M1 stops the scheduling run if it comes to a slot where all it’s choices at that moment would all violate one of your formatting rules. This seems odd to people at first, but it is operating precisely according to design, it is supposed to happen this way. As the computer geeks often say, “it’s not a bug, it’s a feature.” It is the reason M1 delivers the most consistent song rotations of all music schedulers, never over-playing some songs and under-playing others.
You could tell M1 to schedule the entire day without stopping. Open the Rules>Enforcement menu and remove checks from any one, or from all of the Rules boxes. This gets M1 to ‘ignore’ or over-ride the rule for this scheduling session. Do that and it’ll finish the entire day, fill in every slot in about 30 seconds. It’ll then display in red font every song that was scheduled that violates one or more of your formatting rules. You can click through the hours, find the violations and then decide if you want to accept that song in that position, or if you want to replace it or move it around to some other slot.

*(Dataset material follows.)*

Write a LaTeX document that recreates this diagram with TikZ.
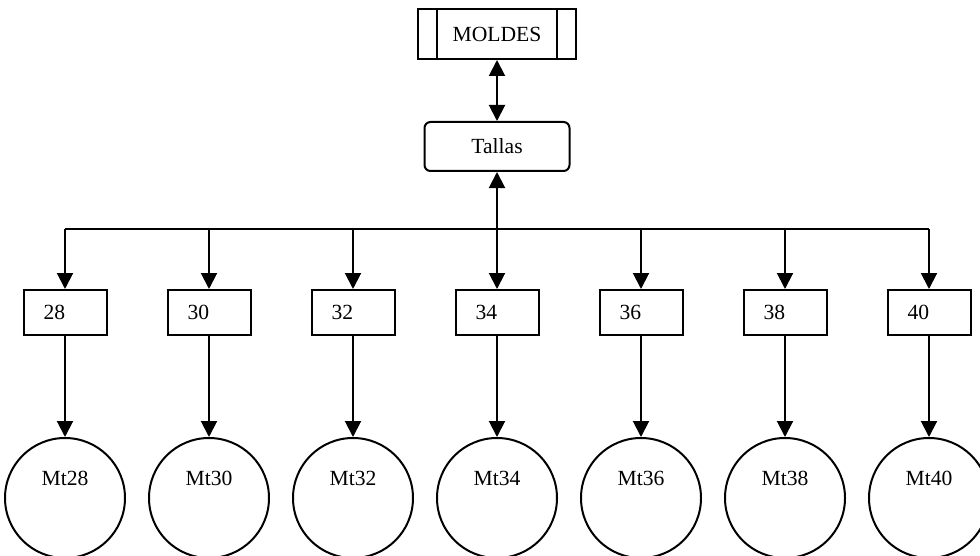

That’s the way all the other music schedulers work…they schedule the full day, then you do the editing. Either way, some personal editing is going to be required if you are going to get the very best music flow. So, the question is: do you edit after the schedule is all filled in or do you edit during the scheduling session? It is proven over and over that editing the M1 way, making the choices and fixes as you build the schedule is the much more efficient way to get the job done. M1 users average getting the daily schedule finished about 75% quicker than the guys using first-generation music schedulers.
So, each slot has to be filled. M1 comes to one where all the choices it has at the moment would violate a rule. You can click one of the songs into the slot, making a choice as to which rule to violate if you want. But the best thing to do is to click ahead to the next slot(s) of the same category. When you click on the next slot all the same songs will appear and maybe one of them won’t violate a rule in that slot; if in “passes”, drop it in. Then, maybe go to another slot of the same category and again drop one of the songs into that slot. As you do this, new songs will move up into the selections list and one of those will probably fit into the slot where M1 first stopped without violating a rule. So, after you’ve filled some of the upcoming slots, then click the scheduling arrow…M1 will go back to the slot where it first stopped and fill it. If you’ve filled some of the upcoming slots of the category and M1 still can’t fill the slot, none of the new arrivals at the top of the stack will fit, it will again stop there. So, jump ahead to upcoming hours and fill more upcoming slots of the same category. Eventually one will come to the top of the stack that will fit that original stopping place. This can all be done very quickly once you get the hang of it.
Also, sometimes M1 will stop and you’ll see only a very few songs in the ‘available’ selections list down below the clock; maybe as few as one-to-three. When that happens, it means that you are at the BOTTOM of the card stack for that category. Everything, every other song in the category has been scheduled in this-current-pass thru the category. M1 is designed to schedule every song in the category before re-scheduling any single song in the category. So when it gets to the bottom of the stack, the number of available selections gets smaller and smaller. When that final song in the stack/category has been scheduled, it then jumps back to the top of that list and, bingo, all sorts of songs are then presented for scheduling. (most of the time, you never seen the “shrinking number of choices”. you only see it when the last few songs in the category all violate a rule in one of your formatting slots and M1 has to stop so you can do a personal edit/choice.)